In 1863, Norman Wiard lived at 136 East 33rd Street between Second and Third Avenues, while his place of business was at East 29th Street, corner of First Avenue, both in the 21st Ward. In other words, he and his neighbor Colonel O’Brien lived within blocks of some of the worst confrontations in the early days of the 1863 New York City Draft Riots.[xviii] Designing and selling weaponry for the Union Army should have made Wiard himself as well as his office targets. Large iron foundries and weapon factories like the Union Steam Works and the adjacent wire factory on East 22nd Street and Second Avenue were main targets for the rioters. Although we don’t know what work was done in Wiard’s East 29th Street premises, he was likely less well-known to locals since his main production was at the Trenton Wiard Ordnance Co. in New Jersey.[xix]
After the war, John O’Donnell brought his son, John, Jr., into the foundry as a clerk. In the 1870 U.S. Census, the O’Donnells – John, age 50, his wife Margaret, age 40, their seven children and a young Irish-born servant, Margaret Carl – lived at 222 East 35th Street. The war must have been lucrative for O’Donnell because the value of his real estate holdings was reported as $100,000. The firm continued in existence at least through 1878, perhaps longer. After the Civil War, O’Donnell’s small size and custom work may actually have been an advantage when other large-scale metal working operations moved production out of New York City as the real estate value “on the East River [became] too valuable for heavy industry.”[xx]
[i] Brady, Mathew B. (ca. 1823-1896) Washington, District of Columbia. Wiard 6-pdr. Gun at the Arsenal https://www.gilderlehrman.org/content/washington-district-columbia-wiard-6-pdr-gun-arsenal; John Michael, Fort Lesley J. McNair (Arcadia Publishing, 2015), p. 24
[ii] Ronald D. Evans, “Norman Wiard’s Unique Cannon,” Civil War Times Magazine, April 2017. http://www.historynet.com/norman-wiards-unique-cannon.htm ; James C. Hazlett, Edwin Olmstead, & M. Hume Parks, Field Artillery Weapons of the Civil War, (Illinois: University of Illinois Press, 2004), p. 19, 128, 144, 145, 167.
[iii] Evans, “Norman Wiard’s Unique Cannon.”
[iv] “Wiard’s Steel Rifled Cannon,” The New York Times, August 2, 1861.

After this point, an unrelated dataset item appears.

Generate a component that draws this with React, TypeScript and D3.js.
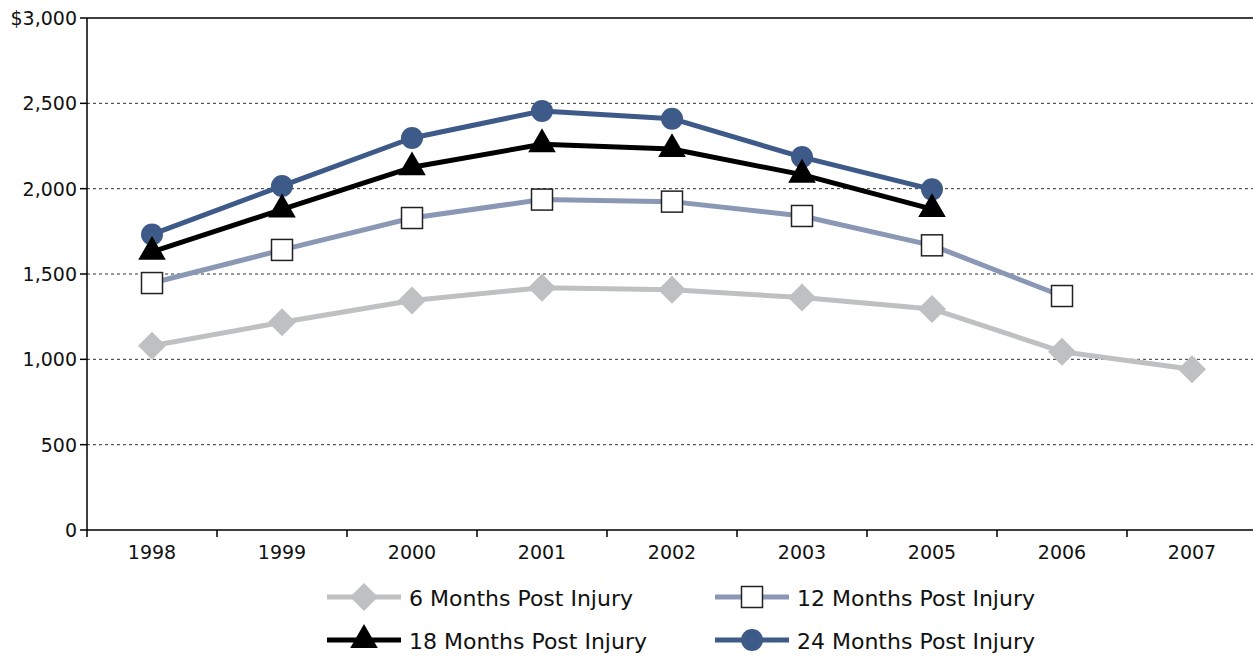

[v] United States Army Ordnance Department, Ordnance Memoranda (U.S. Government Printing Office, 1863), p. 49-50.
[vi] Although he led a very long and successful career, the U.S. Army never universally adopted Wiard guns for its artillery.
[vii] Evans, “Norman Wiard’s Unique Cannon.” For a full explanation of the science behind Norman Wiard’s weaponry study see Norman Wiard’s illustrations and writing in Alexander L. Holley, A Treatise on Ordnance and Armor (New York: D. Van Mostrand ,1865).

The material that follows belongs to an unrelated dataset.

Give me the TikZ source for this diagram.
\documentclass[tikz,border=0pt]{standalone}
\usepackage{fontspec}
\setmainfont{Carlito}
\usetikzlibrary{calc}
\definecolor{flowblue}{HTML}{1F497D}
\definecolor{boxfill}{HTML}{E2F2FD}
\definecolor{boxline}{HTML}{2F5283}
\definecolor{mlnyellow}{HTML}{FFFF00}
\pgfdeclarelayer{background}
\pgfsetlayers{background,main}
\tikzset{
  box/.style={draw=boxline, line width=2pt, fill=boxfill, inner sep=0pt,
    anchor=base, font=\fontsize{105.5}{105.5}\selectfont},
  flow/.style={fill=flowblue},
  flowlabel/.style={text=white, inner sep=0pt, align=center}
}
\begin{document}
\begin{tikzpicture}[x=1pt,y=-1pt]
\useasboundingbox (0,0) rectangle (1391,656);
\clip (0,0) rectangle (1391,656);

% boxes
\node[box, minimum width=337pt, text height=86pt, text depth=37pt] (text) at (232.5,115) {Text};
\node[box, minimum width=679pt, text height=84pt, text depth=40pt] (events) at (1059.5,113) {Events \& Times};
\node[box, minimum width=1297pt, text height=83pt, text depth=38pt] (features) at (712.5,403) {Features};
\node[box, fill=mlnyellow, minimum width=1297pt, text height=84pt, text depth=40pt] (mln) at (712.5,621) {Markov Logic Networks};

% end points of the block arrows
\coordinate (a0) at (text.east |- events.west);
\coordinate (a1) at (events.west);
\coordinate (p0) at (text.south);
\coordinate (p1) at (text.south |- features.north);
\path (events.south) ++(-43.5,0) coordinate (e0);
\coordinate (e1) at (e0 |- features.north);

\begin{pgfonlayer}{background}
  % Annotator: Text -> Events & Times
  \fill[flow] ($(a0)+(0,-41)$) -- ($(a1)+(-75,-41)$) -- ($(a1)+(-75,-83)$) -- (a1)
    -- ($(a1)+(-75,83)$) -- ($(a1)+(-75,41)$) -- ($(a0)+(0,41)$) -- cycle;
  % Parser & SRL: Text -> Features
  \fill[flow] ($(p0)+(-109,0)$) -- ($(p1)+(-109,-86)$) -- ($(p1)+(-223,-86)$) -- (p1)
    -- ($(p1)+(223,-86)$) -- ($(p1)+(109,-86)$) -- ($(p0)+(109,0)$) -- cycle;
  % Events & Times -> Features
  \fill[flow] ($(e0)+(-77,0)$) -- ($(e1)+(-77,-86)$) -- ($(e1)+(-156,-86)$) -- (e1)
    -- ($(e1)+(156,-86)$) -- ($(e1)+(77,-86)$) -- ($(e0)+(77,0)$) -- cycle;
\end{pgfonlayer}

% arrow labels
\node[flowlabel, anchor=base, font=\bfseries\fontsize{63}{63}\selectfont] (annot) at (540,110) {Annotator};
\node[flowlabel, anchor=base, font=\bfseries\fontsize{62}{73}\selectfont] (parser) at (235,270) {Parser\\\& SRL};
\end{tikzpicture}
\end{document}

[viii] James C. Hazlett, Edwin Olmstead, & M. Hume Parks, Field Artillery Weapons of the Civil War, (University of Illinois Press, 2004), p. 19 cf. Capt. Steven W. Knott, “Revealing the Makers of the Wiard Rifle,” The Artilleryman, Vol. 36, No. 3 (Summer 2015), pp. 44-46. A Wiard 6-pounder recently sold for $50,000; see Fine Military Americana, http://www.horsesoldier.com/products/17922. Knott argues that Wiard used the New York firms of Tugnot & Dally for forging and Carpenter & Platt for boring. He suggests that “O.F.” may be the initials of the inspector. Either firm might have subcontracted work to John O’Donnell or indeed hired his foundry to do the inspections.

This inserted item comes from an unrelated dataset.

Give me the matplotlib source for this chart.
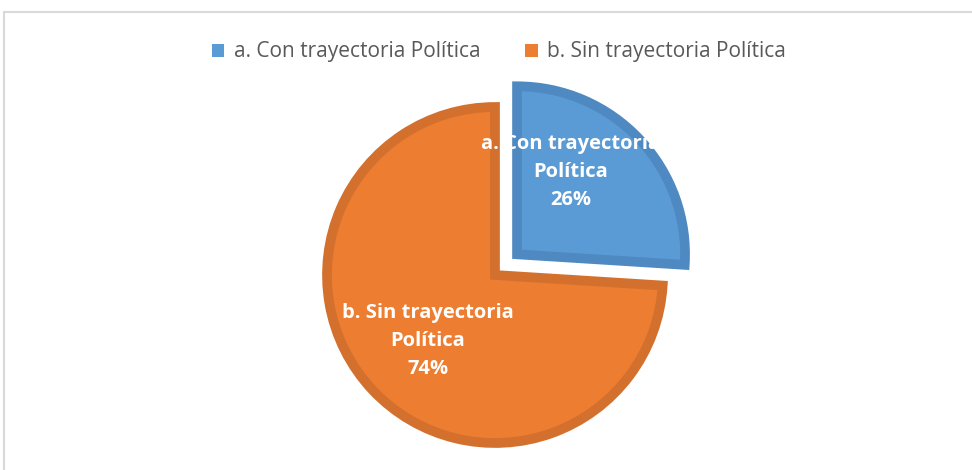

[ix] Norman Wiard, “Memorial of Norman Wiard,” (New York: Holman Printer ,1863), p.15.
[x] Evans, “Norman Wiard’s Unique Cannon”; “Memorial of Norman Wiard,” United States Congressional Serial Set, Volume 1242 (U.S. Government Printing Office, 1860, pp. 30-32. See also Craig Swain, “The Wiard Guns on Morris Island,” To the Sound of the Guns: Civil War Artillery, Battlefields, and Markers, https://markerhunter.wordpress.com/category/artillery/wiard-guns/ and “Mine Creek Battlefield,” https://www.minecreek.info/gettysburg-national/wiard-field-artillery.html
[xi] Trow’s New York City Directory for 1863; Hazlett, Olmstead & Parks, p. 304 note 16.
[xii] Hazlett, Olmstead & Parks, p. 19
[xiii] Doggett’s New York City Directory for 1848-1849.
[xiv] Richard Stott, “Metal Founding and Metalworking,” Encyclopedia of New York City, ed. Kenneth T. Jackson (Yale University Press, 2010), p. 831.
[xv] AncestryLibrary.com. 1860 U.S. Census, New York, N.Y., Ward 18, District 1; U.S., Selected Federal Census Non-Population Schedules, 1850-1880, 1 June 1860, New York, N.Y., Ward 18, District 1, p. 1. John O’Donnell’s older sister, Bridget, lived with the family. O’Donnell’s average monthly cost of male labor was $450. After the war, according to the 1870 census, the value of O’Donnell’s foundry had increased to $100,000. 1870 U.S. Census, New York, N.Y., Ward 18, District 1.
[xvi] Iver Bernstein, The New York City Draft Riots: Their Significance for American Society (New York: Oxford University Press, 1990), pp. 18-20.
[xvii] Bernstein, p. 36; Adrian Cook, The Armies of the Streets: The New York City Draft Riots of 1863. (Lexington: The University Press of Kentucky, 2015), 101 & See Cook’s appendix “List of Wounded, Dead, Arrested” for information on James Hughes and Jeremiah Tracy.
[xviii] Trow’s New York City Directory, 1863. According to one source, Wiard lived at No. 23 Gramercy Park South before the war. “Templeton-Johnson House,” Daytonian in Manhattan, 2016. http://daytoninmanhattan.blogspot.com/2016/09/the-wm-templeton-johnson-house-no-23.html
[xx] Gouldings New York City Directory for 1877-1878; Stott, “Metal Founding and Metalworking,” p. 831.